"""

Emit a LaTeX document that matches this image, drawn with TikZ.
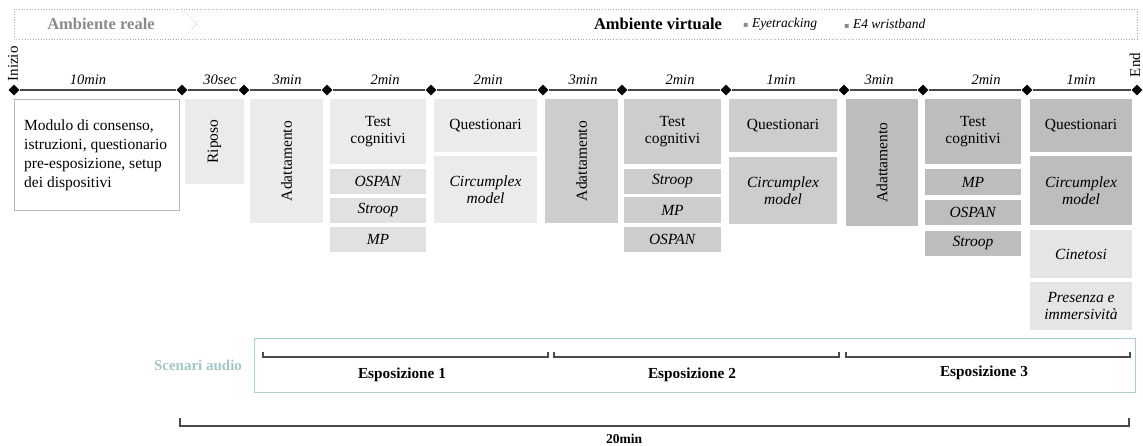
\documentclass[tikz,border=0pt]{standalone}
\usepackage{fontspec}
\usepackage{graphicx}
\setmainfont{Liberation Serif}
\newfontfamily\dejavu{DejaVu Sans}
\usetikzlibrary{shapes.geometric}
\definecolor{sA}{HTML}{EBEBEB}
\definecolor{sAsub}{HTML}{E1E1E1}
\definecolor{sB}{HTML}{CDCDCD}
\definecolor{sC}{HTML}{BDBDBD}
\definecolor{sX}{HTML}{E5E5E5}
\definecolor{audioc}{HTML}{A9CFD0}
\definecolor{audiotxt}{HTML}{A3C6C6}
\definecolor{hdrgray}{HTML}{8A8A8A}
\definecolor{hdrline}{HTML}{B0B0B0}
\definecolor{tline}{HTML}{4A4A4A}
\newcommand\mybox[7]{%
  \node[boxst, fill=#6, minimum width={#4pt-#2pt}, minimum height={#5pt-#3pt}]
    (#1) at ({(#2+#4)/2},{(#3+#5)/2}) {#7};}
\tikzset{
  boxst/.style={rectangle, inner sep=0pt, align=center, font=\fontsize{15.5}{17}\selectfont},
  dur/.style={font=\fontsize{14.5}{16}\selectfont\itshape, inner sep=0pt},
  dia/.style={diamond, fill=black, inner sep=0pt, minimum width=11pt, minimum height=11pt},
  brk/.style={draw=tline, line width=1.3pt},
  hdr/.style={draw=hdrline, dotted, line width=0.7pt},
  expo/.style={font=\fontsize{15.3}{17}\selectfont\bfseries, inner sep=0pt},
}
\begin{document}
\begin{tikzpicture}[x=1pt,y=-1pt]
\useasboundingbox (0,0) rectangle (1143,446);
% header band
\draw[hdr] (14,9) rectangle (1137,39);
\coordinate (chT) at (182,9);
\coordinate (chP) at (197,24);
\coordinate (chB) at (182,39);
\draw[hdr] (chT) -- (chP) -- (chB);
\node[font=\fontsize{16.5}{18}\selectfont\bfseries, text=hdrgray, inner sep=0pt] (amr) at (101,24) {Ambiente reale};
\node[font=\fontsize{16.5}{18}\selectfont\bfseries, inner sep=0pt] (amv) at (658,24) {Ambiente virtuale};
\node[font=\fontsize{13.5}{15}\selectfont\itshape, anchor=west, inner sep=0pt] (eye) at (743,24) {{\dejavu\fontsize{8}{9}\selectfont\textcolor{hdrgray}{▪}} Eyetracking};
\node[font=\fontsize{13.5}{15}\selectfont\itshape, anchor=west, inner sep=0pt] (e4) at (844,24) {{\dejavu\fontsize{8}{9}\selectfont\textcolor{hdrgray}{▪}} E4 wristband};
% timeline
\foreach \i/\x in {0/14,1/182,2/244,3/327,4/431,5/543,6/622,7/726,8/844,9/923,10/1027,11/1137}
  \node[dia] (d\i) at (\x,90) {};
\foreach \a/\b in {0/1,1/2,2/3,3/4,4/5,5/6,6/7,7/8,8/9,9/10,10/11}
  \draw[tline, line width=1.6pt] (d\a) -- (d\b);
\node[rotate=90, font=\fontsize{15}{16}\selectfont, inner sep=0pt] (ini) at (13,64) {Inizio};
\node[rotate=90, font=\fontsize{15}{16}\selectfont, inner sep=0pt] (end) at (1135,65) {End};
\node[dur] (t1) at (88,80) {10min};
\node[dur] (t2) at (220,80) {30sec};
\node[dur] (t3) at (287,80) {3min};
\node[dur] (t4) at (385,80) {2min};
\node[dur] (t5) at (488,80) {2min};
\node[dur] (t6) at (583,80) {3min};
\node[dur] (t7) at (680,80) {2min};
\node[dur] (t8) at (781,80) {1min};
\node[dur] (t9) at (879,80) {3min};
\node[dur] (t10) at (986,80) {2min};
\node[dur] (t11) at (1081,80) {1min};
% boxes
\node[draw=black!28, line width=0.8pt, fill=white, minimum width=165pt, minimum height=111pt, inner sep=0pt] (mod) at (96.5,154.5) {};
\node[align=left, font=\fontsize{15.5}{19}\selectfont, inner sep=0pt, anchor=west] (modt) at (24,155) {Modulo di consenso,\\istruzioni, questionario\\pre-esposizione, setup\\dei dispositivi};
\mybox{rip}{185}{99}{244}{184}{sA}{\rotatebox{90}{Riposo}}
\mybox{ad1}{250}{99}{323}{223}{sA}{\rotatebox{90}{Adattamento}}
\mybox{tc1}{330}{99}{426}{164}{sA}{Test\\cognitivi}
\mybox{os1}{330}{169}{426}{194}{sAsub}{\textit{OSPAN}}
\mybox{st1}{330}{198}{426}{223}{sAsub}{\textit{Stroop}}
\mybox{mp1}{330}{227}{426}{252}{sAsub}{\textit{MP}}
\mybox{q1}{434}{99}{537}{152}{sA}{Questionari}
\mybox{cm1}{434}{156}{537}{223}{sA}{\textit{Circumplex}\\\textit{model}}
\mybox{ad2}{545}{99}{618}{223}{sB}{\rotatebox{90}{Adattamento}}
\mybox{tc2}{624}{99}{721}{164}{sB}{Test\\cognitivi}
\mybox{st2}{624}{169}{721}{194}{sB}{\textit{Stroop}}
\mybox{mp2}{624}{197}{721}{223}{sB}{\textit{MP}}
\mybox{os2}{624}{227}{721}{252}{sB}{\textit{OSPAN}}
\mybox{q2}{729}{99}{837}{152}{sB}{Questionari}
\mybox{cm2}{729}{157}{837}{224}{sB}{\textit{Circumplex}\\\textit{model}}
\mybox{ad3}{846}{99}{918}{226}{sC}{\rotatebox{90}{Adattamento}}
\mybox{tc3}{925}{99}{1021}{164}{sC}{Test\\cognitivi}
\mybox{mp3}{925}{169}{1021}{195}{sC}{\textit{MP}}
\mybox{os3}{925}{200}{1021}{225}{sC}{\textit{OSPAN}}
\mybox{st3}{925}{231}{1021}{256}{sC}{\textit{Stroop}}
\mybox{q3}{1030}{99}{1132}{152}{sC}{Questionari}
\mybox{cm3}{1030}{156}{1132}{225}{sC}{\textit{Circumplex}\\\textit{model}}
\mybox{cin}{1030}{230}{1132}{278}{sX}{\textit{Cinetosi}}
\mybox{pres}{1030}{282}{1132}{330}{sX}{\textit{Presenza e}\\\textit{immersività}}
% audio
\node[draw=audioc, line width=1pt, minimum width=881pt, minimum height=54pt, inner sep=0pt] (audio) at (694.5,365) {};
\node[font=\fontsize{15}{17}\selectfont\bfseries, text=audiotxt, inner sep=0pt] (scen) at (198,365) {Scenari audio};
\coordinate (e1l) at (263,352); \coordinate (e1r) at (548,352);
\coordinate (e2l) at (554,352); \coordinate (e2r) at (839,352);
\coordinate (e3l) at (846,352); \coordinate (e3r) at (1130,352);
\draw[brk] (e1l) -- ++(0,5) -| (e1r);
\draw[brk] (e2l) -- ++(0,5) -| (e2r);
\draw[brk] (e3l) -- ++(0,5) -| (e3r);
\node[expo] (x1) at (402,375) {Esposizione 1};
\node[expo] (x2) at (692,375) {Esposizione 2};
\node[expo] (x3) at (984,373) {Esposizione 3};
\coordinate (tl) at (180,418); \coordinate (tr) at (1129,418);
\draw[brk] (tl) -- ++(0,8) -| (tr);
\node[font=\fontsize{13.5}{15}\selectfont\bfseries, inner sep=0pt] (tot) at (624,439) {20min};
\end{tikzpicture}
\end{document}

"""

▸ **Set task**: Transcribe the material exactly, keeping every word and none of the pictures.

▸ **Solution for this problem**:
Emit a LaTeX document that matches this image, drawn with TikZ.
\documentclass[tikz,border=0pt]{standalone}
\usepackage{fontspec}
\usepackage{graphicx}
\setmainfont{Liberation Serif}
\newfontfamily\dejavu{DejaVu Sans}
\usetikzlibrary{shapes.geometric}
\definecolor{sA}{HTML}{EBEBEB}
\definecolor{sAsub}{HTML}{E1E1E1}
\definecolor{sB}{HTML}{CDCDCD}
\definecolor{sC}{HTML}{BDBDBD}
\definecolor{sX}{HTML}{E5E5E5}
\definecolor{audioc}{HTML}{A9CFD0}
\definecolor{audiotxt}{HTML}{A3C6C6}
\definecolor{hdrgray}{HTML}{8A8A8A}
\definecolor{hdrline}{HTML}{B0B0B0}
\definecolor{tline}{HTML}{4A4A4A}
\newcommand\mybox[7]{%
  \node[boxst, fill=#6, minimum width={#4pt-#2pt}, minimum height={#5pt-#3pt}]
    (#1) at ({(#2+#4)/2},{(#3+#5)/2}) {#7};}
\tikzset{
  boxst/.style={rectangle, inner sep=0pt, align=center, font=\fontsize{15.5}{17}\selectfont},
  dur/.style={font=\fontsize{14.5}{16}\selectfont\itshape, inner sep=0pt},
  dia/.style={diamond, fill=black, inner sep=0pt, minimum width=11pt, minimum height=11pt},
  brk/.style={draw=tline, line width=1.3pt},
  hdr/.style={draw=hdrline, dotted, line width=0.7pt},
  expo/.style={font=\fontsize{15.3}{17}\selectfont\bfseries, inner sep=0pt},
}
\begin{document}
\begin{tikzpicture}[x=1pt,y=-1pt]
\useasboundingbox (0,0) rectangle (1143,446);
% header band
\draw[hdr] (14,9) rectangle (1137,39);
\coordinate (chT) at (182,9);
\coordinate (chP) at (197,24);
\coordinate (chB) at (182,39);
\draw[hdr] (chT) -- (chP) -- (chB);
\node[font=\fontsize{16.5}{18}\selectfont\bfseries, text=hdrgray, inner sep=0pt] (amr) at (101,24) {Ambiente reale};
\node[font=\fontsize{16.5}{18}\selectfont\bfseries, inner sep=0pt] (amv) at (658,24) {Ambiente virtuale};
\node[font=\fontsize{13.5}{15}\selectfont\itshape, anchor=west, inner sep=0pt] (eye) at (743,24) {{\dejavu\fontsize{8}{9}\selectfont\textcolor{hdrgray}{▪}} Eyetracking};
\node[font=\fontsize{13.5}{15}\selectfont\itshape, anchor=west, inner sep=0pt] (e4) at (844,24) {{\dejavu\fontsize{8}{9}\selectfont\textcolor{hdrgray}{▪}} E4 wristband};
% timeline
\foreach \i/\x in {0/14,1/182,2/244,3/327,4/431,5/543,6/622,7/726,8/844,9/923,10/1027,11/1137}
  \node[dia] (d\i) at (\x,90) {};
\foreach \a/\b in {0/1,1/2,2/3,3/4,4/5,5/6,6/7,7/8,8/9,9/10,10/11}
  \draw[tline, line width=1.6pt] (d\a) -- (d\b);
\node[rotate=90, font=\fontsize{15}{16}\selectfont, inner sep=0pt] (ini) at (13,64) {Inizio};
\node[rotate=90, font=\fontsize{15}{16}\selectfont, inner sep=0pt] (end) at (1135,65) {End};
\node[dur] (t1) at (88,80) {10min};
\node[dur] (t2) at (220,80) {30sec};
\node[dur] (t3) at (287,80) {3min};
\node[dur] (t4) at (385,80) {2min};
\node[dur] (t5) at (488,80) {2min};
\node[dur] (t6) at (583,80) {3min};
\node[dur] (t7) at (680,80) {2min};
\node[dur] (t8) at (781,80) {1min};
\node[dur] (t9) at (879,80) {3min};
\node[dur] (t10) at (986,80) {2min};
\node[dur] (t11) at (1081,80) {1min};
% boxes
\node[draw=black!28, line width=0.8pt, fill=white, minimum width=165pt, minimum height=111pt, inner sep=0pt] (mod) at (96.5,154.5) {};
\node[align=left, font=\fontsize{15.5}{19}\selectfont, inner sep=0pt, anchor=west] (modt) at (24,155) {Modulo di consenso,\\istruzioni, questionario\\pre-esposizione, setup\\dei dispositivi};
\mybox{rip}{185}{99}{244}{184}{sA}{\rotatebox{90}{Riposo}}
\mybox{ad1}{250}{99}{323}{223}{sA}{\rotatebox{90}{Adattamento}}
\mybox{tc1}{330}{99}{426}{164}{sA}{Test\\cognitivi}
\mybox{os1}{330}{169}{426}{194}{sAsub}{\textit{OSPAN}}
\mybox{st1}{330}{198}{426}{223}{sAsub}{\textit{Stroop}}
\mybox{mp1}{330}{227}{426}{252}{sAsub}{\textit{MP}}
\mybox{q1}{434}{99}{537}{152}{sA}{Questionari}
\mybox{cm1}{434}{156}{537}{223}{sA}{\textit{Circumplex}\\\textit{model}}
\mybox{ad2}{545}{99}{618}{223}{sB}{\rotatebox{90}{Adattamento}}
\mybox{tc2}{624}{99}{721}{164}{sB}{Test\\cognitivi}
\mybox{st2}{624}{169}{721}{194}{sB}{\textit{Stroop}}
\mybox{mp2}{624}{197}{721}{223}{sB}{\textit{MP}}
\mybox{os2}{624}{227}{721}{252}{sB}{\textit{OSPAN}}
\mybox{q2}{729}{99}{837}{152}{sB}{Questionari}
\mybox{cm2}{729}{157}{837}{224}{sB}{\textit{Circumplex}\\\textit{model}}
\mybox{ad3}{846}{99}{918}{226}{sC}{\rotatebox{90}{Adattamento}}
\mybox{tc3}{925}{99}{1021}{164}{sC}{Test\\cognitivi}
\mybox{mp3}{925}{169}{1021}{195}{sC}{\textit{MP}}
\mybox{os3}{925}{200}{1021}{225}{sC}{\textit{OSPAN}}
\mybox{st3}{925}{231}{1021}{256}{sC}{\textit{Stroop}}
\mybox{q3}{1030}{99}{1132}{152}{sC}{Questionari}
\mybox{cm3}{1030}{156}{1132}{225}{sC}{\textit{Circumplex}\\\textit{model}}
\mybox{cin}{1030}{230}{1132}{278}{sX}{\textit{Cinetosi}}
\mybox{pres}{1030}{282}{1132}{330}{sX}{\textit{Presenza e}\\\textit{immersività}}
% audio
\node[draw=audioc, line width=1pt, minimum width=881pt, minimum height=54pt, inner sep=0pt] (audio) at (694.5,365) {};
\node[font=\fontsize{15}{17}\selectfont\bfseries, text=audiotxt, inner sep=0pt] (scen) at (198,365) {Scenari audio};
\coordinate (e1l) at (263,352); \coordinate (e1r) at (548,352);
\coordinate (e2l) at (554,352); \coordinate (e2r) at (839,352);
\coordinate (e3l) at (846,352); \coordinate (e3r) at (1130,352);
\draw[brk] (e1l) -- ++(0,5) -| (e1r);
\draw[brk] (e2l) -- ++(0,5) -| (e2r);
\draw[brk] (e3l) -- ++(0,5) -| (e3r);
\node[expo] (x1) at (402,375) {Esposizione 1};
\node[expo] (x2) at (692,375) {Esposizione 2};
\node[expo] (x3) at (984,373) {Esposizione 3};
\coordinate (tl) at (180,418); \coordinate (tr) at (1129,418);
\draw[brk] (tl) -- ++(0,8) -| (tr);
\node[font=\fontsize{13.5}{15}\selectfont\bfseries, inner sep=0pt] (tot) at (624,439) {20min};
\end{tikzpicture}
\end{document}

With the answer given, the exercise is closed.